**INFORMATION PROVIDED**
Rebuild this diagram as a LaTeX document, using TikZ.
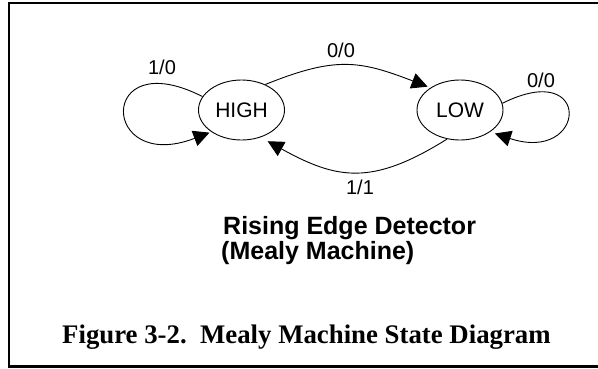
\documentclass[tikz,border=0pt]{standalone}
\usepackage{fontspec}
\setmainfont{Liberation Serif}
\setsansfont{Liberation Sans}
\usetikzlibrary{arrows.meta,shapes.geometric}

\begin{document}
\begin{tikzpicture}[x=1pt,y=1pt,
  state/.style={ellipse, draw, line width=0.9pt, minimum width=86pt,
    minimum height=60pt, inner sep=0pt,
    font=\sffamily\fontsize{21}{21}\selectfont},
  trans/.style={line width=0.9pt, -{Triangle[length=16pt,width=16pt]}},
  lbl/.style={anchor=base, inner sep=0pt,
    font=\sffamily\fontsize{20}{20}\selectfont},
  heading/.style={anchor=base west, inner sep=0pt,
    font=\sffamily\bfseries\fontsize{25}{25}\selectfont},
  caption/.style={anchor=base west, inner sep=0pt,
    font=\rmfamily\bfseries\fontsize{26.8}{27}\selectfont}]

\useasboundingbox (0,0) rectangle (598,-368);

% frame, open on the right
\draw[line width=2.5pt] (598,-3) -- (9,-3) -- (9,-366.5) -- (598,-366.5);

% states
\node[state] (high) at (241.5,-110) {HIGH};
\node[state] (low)  at (460,-110)   {LOW};

% transitions
\draw[trans, shorten >=2pt] (high.161) .. controls +(153:119) and +(201:119) .. (high.216);
\draw[trans, shorten >=3pt] (high.47) .. controls +(22:76) and +(159:76) .. (low.143);
\draw[trans, shorten >=8pt] (low.246) .. controls +(212:88) and +(331:88) .. (high.-55);
\draw[trans, shorten >=5pt] (low.9) .. controls +(26.6:102) and +(341.6:102) .. (low.-36);

% transition labels (input/output)
\node[lbl] (l10)  at (162,-74)  {1/0};
\node[lbl] (l00a) at (341,-57)  {0/0};
\node[lbl] (l00b) at (541,-87)  {0/0};
\node[lbl] (l11)  at (360,-194) {1/1};

% title
\node[heading] (t1) at (223,-234) {Rising Edge Detector};
\node[heading] (t2) at (221,-259) {(Mealy Machine)};

% caption
\node[caption] (cap) at (62,-343) {Figure 3-2.\ \ Mealy Machine State Diagram};
\end{tikzpicture}
\end{document}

**INSTRUCTIONS FOR THE TASK**
Leave the images out, please, and restate each line word for word.

**REPLY TO THE EXERCISE**
Rebuild this diagram as a LaTeX document, using TikZ.
\documentclass[tikz,border=0pt]{standalone}
\usepackage{fontspec}
\setmainfont{Liberation Serif}
\setsansfont{Liberation Sans}
\usetikzlibrary{arrows.meta,shapes.geometric}

\begin{document}
\begin{tikzpicture}[x=1pt,y=1pt,
  state/.style={ellipse, draw, line width=0.9pt, minimum width=86pt,
    minimum height=60pt, inner sep=0pt,
    font=\sffamily\fontsize{21}{21}\selectfont},
  trans/.style={line width=0.9pt, -{Triangle[length=16pt,width=16pt]}},
  lbl/.style={anchor=base, inner sep=0pt,
    font=\sffamily\fontsize{20}{20}\selectfont},
  heading/.style={anchor=base west, inner sep=0pt,
    font=\sffamily\bfseries\fontsize{25}{25}\selectfont},
  caption/.style={anchor=base west, inner sep=0pt,
    font=\rmfamily\bfseries\fontsize{26.8}{27}\selectfont}]

\useasboundingbox (0,0) rectangle (598,-368);

% frame, open on the right
\draw[line width=2.5pt] (598,-3) -- (9,-3) -- (9,-366.5) -- (598,-366.5);

% states
\node[state] (high) at (241.5,-110) {HIGH};
\node[state] (low)  at (460,-110)   {LOW};

% transitions
\draw[trans, shorten >=2pt] (high.161) .. controls +(153:119) and +(201:119) .. (high.216);
\draw[trans, shorten >=3pt] (high.47) .. controls +(22:76) and +(159:76) .. (low.143);
\draw[trans, shorten >=8pt] (low.246) .. controls +(212:88) and +(331:88) .. (high.-55);
\draw[trans, shorten >=5pt] (low.9) .. controls +(26.6:102) and +(341.6:102) .. (low.-36);

% transition labels (input/output)
\node[lbl] (l10)  at (162,-74)  {1/0};
\node[lbl] (l00a) at (341,-57)  {0/0};
\node[lbl] (l00b) at (541,-87)  {0/0};
\node[lbl] (l11)  at (360,-194) {1/1};

% title
\node[heading] (t1) at (223,-234) {Rising Edge Detector};
\node[heading] (t2) at (221,-259) {(Mealy Machine)};

% caption
\node[caption] (cap) at (62,-343) {Figure 3-2.\ \ Mealy Machine State Diagram};
\end{tikzpicture}
\end{document}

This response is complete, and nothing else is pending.